🤖 AI Summary
This work addresses the challenge of controllable governance over sensitive, harmful, or copyright-protected concepts in text-to-image diffusion models. Methodologically, it introduces a “hide–key-triggered recovery” dual-mode mechanism: learnable prompt embeddings are injected into the cross-attention modules of Stable Diffusion and modulated conditionally via cryptographic-style keys to dynamically suppress unwanted concepts while enabling precise, on-demand recovery. This is the first approach to achieve coexistence of concept-level suppression and controllable restoration within generative models—avoiding permanent removal, which degrades model performance and causes irreversible information loss. Experiments demonstrate that the method significantly enhances content safety and governance controllability without compromising generation quality or diversity. It thus provides a novel pathway for compliant deployment of AI-generated content.
📝 Abstract
Diffusion models have demonstrated remarkable capability in generating high-quality visual content from textual descriptions. However, since these models are trained on large-scale internet data, they inevitably learn undesirable concepts, such as sensitive content, copyrighted material, and harmful or unethical elements. While previous works focus on permanently removing such concepts, this approach is often impractical, as it can degrade model performance and lead to irreversible loss of information. In this work, we introduce a novel concept-hiding approach that makes unwanted concepts inaccessible to public users while allowing controlled recovery when needed.
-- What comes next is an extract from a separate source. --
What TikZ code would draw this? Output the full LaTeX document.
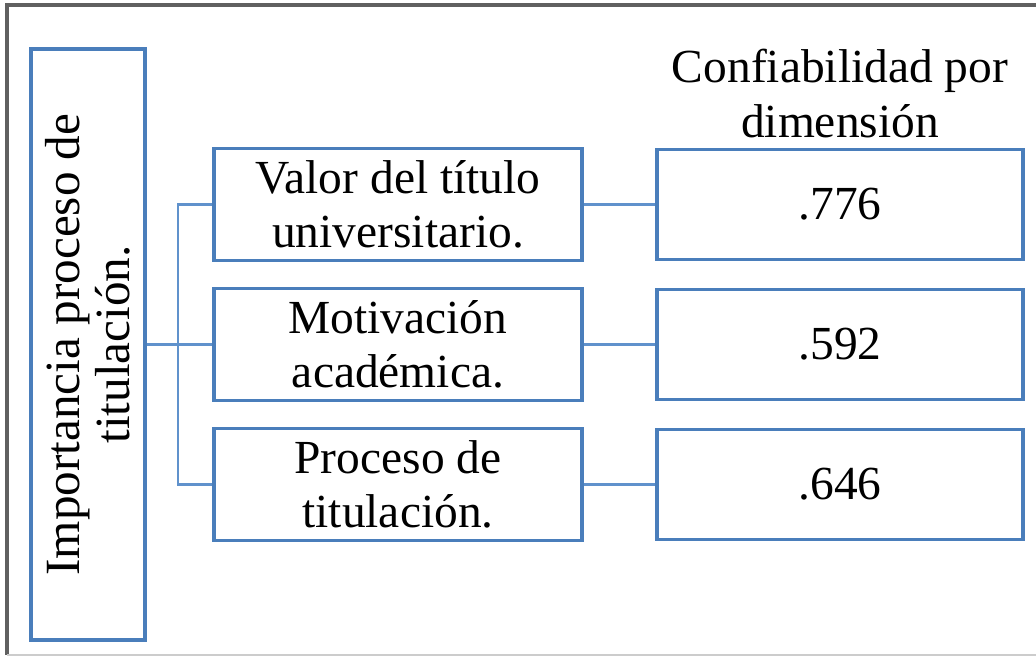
\documentclass[tikz,border=0pt]{standalone}
\usepackage{fontspec}
\setmainfont{Liberation Serif}
\usepackage{xcolor}
\usetikzlibrary{positioning}
\definecolor{boxblue}{RGB}{74,126,187}
\definecolor{lineblue}{RGB}{96,146,204}

\begin{document}
\begin{tikzpicture}[node distance=2cm,on grid,
    dim/.style={draw=boxblue,line width=2.1pt,align=center,minimum width=7.36cm,minimum height=2.24cm,
        font=\fontsize{27}{31}\selectfont},
    rel/.style={dim,minimum width=7.32cm,minimum height=2.2cm},
    link/.style={draw=lineblue,line width=1.2pt}]

\useasboundingbox (0,0) rectangle (20.72,-13.14);
\draw[gray!75!black,line width=2pt] (0.14,-13.1) -- (0.14,-0.1) -- (20.72,-0.1);
\draw[gray!40,line width=1pt] (0.14,-13.1) -- (20.72,-13.1);

\node[draw=boxblue,line width=2.1pt,rotate=90,align=center,minimum width=11.82cm,minimum height=2.28cm,
    font=\fontsize{28}{28.5}\selectfont] (imp) at (1.76,-6.89) {Importancia proceso de\\titulación.};
\node[dim] (m2)[right=6.2cm of imp]	 {Motivación\\académica.};
\node[dim] (m1)[above=2.8cm of m2]	 {Valor del título\\universitario.};
\node[dim] (m3)[below=2.8cm of m2]	 {Proceso de\\titulación.};
\node[rel] (c1)[right=8.84cm of m1]	 {.776};
\node[rel] (c2)[right=8.84cm of m2]	 {.592};
\node[rel] (c3)[right=8.84cm of m3]	 {.646};
\node[align=center,font=\fontsize{27}{31}\selectfont] (head)[above=2.22cm of c1] {Confiabilidad por\\dimensión};
\coordinate (br) at ([xshift=1.8cm]imp.center);

\path[link]
    (imp)	edge (m2)
    (m1)	edge (c1)
    (m2)	edge (c2)
    (m3)	edge (c3);
\draw[link] (m1.west) -| (br) |- (m3.west);
\end{tikzpicture}
\end{document}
Instead of erasing knowledge from the model entirely, we incorporate a learnable prompt into the cross-attention module, acting as a secure memory that suppresses the generation of hidden concepts unless a secret key is provided. This enables flexible access control -- ensuring that undesirable content cannot be easily generated while preserving the option to reinstate it under restricted conditions. Our method introduces a new paradigm where concept suppression and controlled recovery coexist, which was not feasible in prior works. We validate its effectiveness on the Stable Diffusion model, demonstrating that hiding concepts mitigate the risks of permanent removal while maintaining the model's overall capability.